9. The Absolute as Limit, Not Object

If metaphysical explanation no longer seeks a completed essence behind attributed order, then the absolute cannot be understood as a supreme object added to the domain of objects. Every object appears within a field of presence, through reference points, and within structures of differentiation and attributed determination. The absolute, in the present sense, does not enter thought as one more object among others. It appears only as the limit at which every objectification reveals its own insufficiency to ground the conditions of its appearance.

For this reason, the absolute is not to be sought as one seeks beings. Every positive determination requires distinction; every distinction requires reference points; every reference point belongs to a relative field of fixation. To make the absolute into an object is therefore to strip it of absoluteness at the moment of its conceptual capture. The path to the absolute is not a direct positive objectification, but a limiting disclosure. The absolute does not appear as a finished content. It appears where attribution can no longer close upon itself without presupposing what exceeds its own operational resources.

The absolute should not therefore be mistaken for a mere negation or an empty absence. It is not nothing in the simple sense. It is the limit that prevents every determinate order from claiming self-sufficiency. It does not stand against presence, but discloses itself at the point where presence cannot be exhausted by any final objective form. The absolute is thus not “known” as an object. It is encountered as the non-objectifiable limit disclosed when the attributed order reveals that it cannot supply its own final condition from within itself.

10. Being as Determination, Not Raw Essence

If the absolute is not an object, then being too must be reconsidered. Being cannot be understood as a raw and self-sufficient ontological substance that stands prior to presence, attribution, and differentiation. What is called “being” enters thought only insofar as it appears, becomes determinable, and can be held within a line of attributed intelligibility. There is no raw being first, to which determination is subsequently added from outside. Being becomes thinkable only as determined.

This does not mean that being is created by discourse or dissolved into arbitrariness.

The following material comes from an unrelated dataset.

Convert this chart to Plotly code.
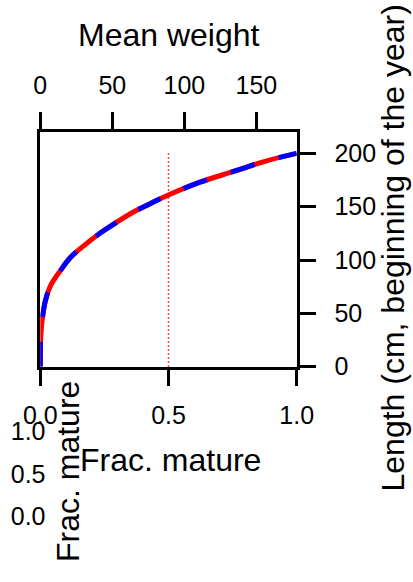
import plotly.graph_objects as go

# Data
frac_mature = [0.0, 0.0003, 0.001, 0.004, 0.009, 0.02, 0.042, 0.081, 0.12, 0.178, 0.238, 0.282,
               0.363, 0.43, 0.5, 0.623, 0.753, 0.883, 1.0]
length_cm = [0, 15, 24, 36, 47, 62, 77, 91, 103, 115, 126, 133,
             145, 153, 161, 173, 183, 193, 200]
ref_x = [0.5, 0.5]
ref_y = [0, 200]

bottom_ticks = [0, 0.5, 1.0]
bottom_labels = ["0.0", "0.5", "1.0"]
top_ticks = [0, 50, 100, 150]
top_labels = ["0", "50", "100", "150"]
right_ticks = [0, 50, 100, 150, 200]
right_labels = ["0", "50", "100", "150", "200"]
left_ticks = [0, 0.5, 1.0]
left_labels = ["0.0", "0.5", "1.0"]

W, H = 413, 582
FONT = "Liberation Sans, Arial, Helvetica, sans-serif"
TICK_SIZE = 25
TITLE_SIZE = 32
LW = 2.5
TL = 17


def px(x):
    return x / W


def py(y):
    return (H - y) / H


xd = [px(40.3), px(296.7)]
yd = [py(366.7), py(131.7)]
Y_MAX = 220.3
X2_MAX = 178

fig = go.Figure()
fig.add_trace(go.Scatter(x=frac_mature, y=length_cm, mode="lines",
                         line=dict(color="#FF0000", width=5, shape="spline"),
                         showlegend=False, hoverinfo="skip"))
fig.add_trace(go.Scatter(x=frac_mature, y=length_cm, mode="lines",
                         line=dict(color="#0000FF", width=5, shape="spline", dash="25px,25px"),
                         showlegend=False, hoverinfo="skip"))
fig.add_trace(go.Scatter(x=ref_x, y=ref_y, mode="lines",
                         line=dict(color="#FF0000", width=1.5, dash="1.5px,2.5px"),
                         showlegend=False, hoverinfo="skip"))
# dummy traces to activate secondary axes
fig.add_trace(go.Scatter(x=[None], y=[None], xaxis="x2", yaxis="y2", showlegend=False, hoverinfo="skip"))
fig.add_trace(go.Scatter(x=[None], y=[None], xaxis="x", yaxis="y3", showlegend=False, hoverinfo="skip"))

common = dict(showgrid=False, zeroline=False, automargin=False, linecolor="black", linewidth=LW,
              tickcolor="black", tickwidth=LW, ticklen=TL,
              tickfont=dict(family=FONT, size=TICK_SIZE, color="black"))

title_font = dict(family=FONT, size=TITLE_SIZE, color="black")

fig.update_layout(
    template="none",
    width=W, height=H,
    margin=dict(l=0, r=0, t=0, b=0),
    paper_bgcolor="white", plot_bgcolor="white",
    font=dict(family=FONT, color="black"),
    xaxis=dict(domain=xd, range=[0, 1], anchor="y", side="bottom", showline=True, mirror=True,
               ticks="outside", tickmode="array", tickvals=bottom_ticks, ticktext=bottom_labels,
               ticklabelstandoff=8, **common),
    xaxis2=dict(domain=xd, range=[0, X2_MAX], anchor="y", overlaying="x", side="top", showline=True,
                ticks="outside", tickmode="array", tickvals=top_ticks, ticktext=top_labels,
                ticklabelstandoff=8, **common),
    yaxis=dict(domain=yd, range=[0, Y_MAX], anchor="x", side="left", showline=True,
               ticks="", showticklabels=False,
               **{k: v for k, v in common.items() if k not in ("ticklen",)}),
    yaxis2=dict(domain=yd, range=[0, Y_MAX], anchor="x", overlaying="y", side="right", showline=True,
                ticks="outside", tickmode="array", tickvals=right_ticks, ticktext=right_labels,
                ticklabelstandoff=13, **common),
    yaxis3=dict(domain=[py(516.7), py(431.7)], range=[0, 1], anchor="free",
                position=px(45.5), side="left", showline=False, ticks="", tickmode="array",
                tickvals=left_ticks, ticktext=left_labels, automargin=False,
                showgrid=False, zeroline=False,
                tickfont=dict(family=FONT, size=TICK_SIZE, color="black")),
    annotations=[
        dict(text="Mean weight", xref="paper", yref="paper", x=px(168.5), y=py(35),
             showarrow=False, xanchor="center", yanchor="middle", font=title_font),
        dict(text="Frac. mature", xref="paper", yref="paper", x=px(170), y=py(460),
             showarrow=False, xanchor="center", yanchor="middle", font=title_font),
        dict(text="Length (cm, beginning of the year)", xref="paper", yref="paper",
             x=px(392.5), y=py(248), textangle=-90,
             showarrow=False, xanchor="center", yanchor="middle", font=title_font),
        dict(text="Frac. mature", xref="paper", yref="paper", x=px(68), y=py(472),
             textangle=-90, showarrow=False, xanchor="center", yanchor="middle", font=title_font),
    ],
)

fig.write_html("out.html", config={"displayModeBar": False},
               post_script="document.body.style.margin='0';document.body.style.overflow='hidden';")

It means rather that being never enters the field of understanding except through some mode of determination. To seek “pure being” as a positive content standing apart from all determination is to empty it of every condition under which it can appear, be referred to, or be thought. Being is not a mute ontological block underneath attributed order. It is what becomes intelligible insofar as it takes on a determinate place within presence, reference, and differentiation.

For this reason, being does not precede differentiation. It presupposes it. What cannot be distinguished cannot be attributed; what cannot be attributed cannot be brought into intelligible presence as something that is. The statement that being is grounded in differentiation therefore expresses not an accidental trait of some beings, but the structural condition under which being becomes attributable at all. Being is not first and then differentiated. It is determinable only through differentiation.

Conclusion

From this perspective, attribution does not ground itself. It remains possible only because presence does not collapse absolutely into its attributed contents. Reference points operate, identities stabilize, causal and metaphysical explanations unfold, and being becomes thinkable only within a continuity of presence they do not produce and cannot exhaust. What is disclosed here is not a positive objectification of the absolute, but a structural limit: attribution depends on conditions that it cannot finally turn into one more attributed object among others. The transition from presence to attribution is therefore not the passage from an immediate datum to a secondary conceptual overlay. It is the disclosure of the conditions under which anything can become determinable, attributable, and intelligible at all.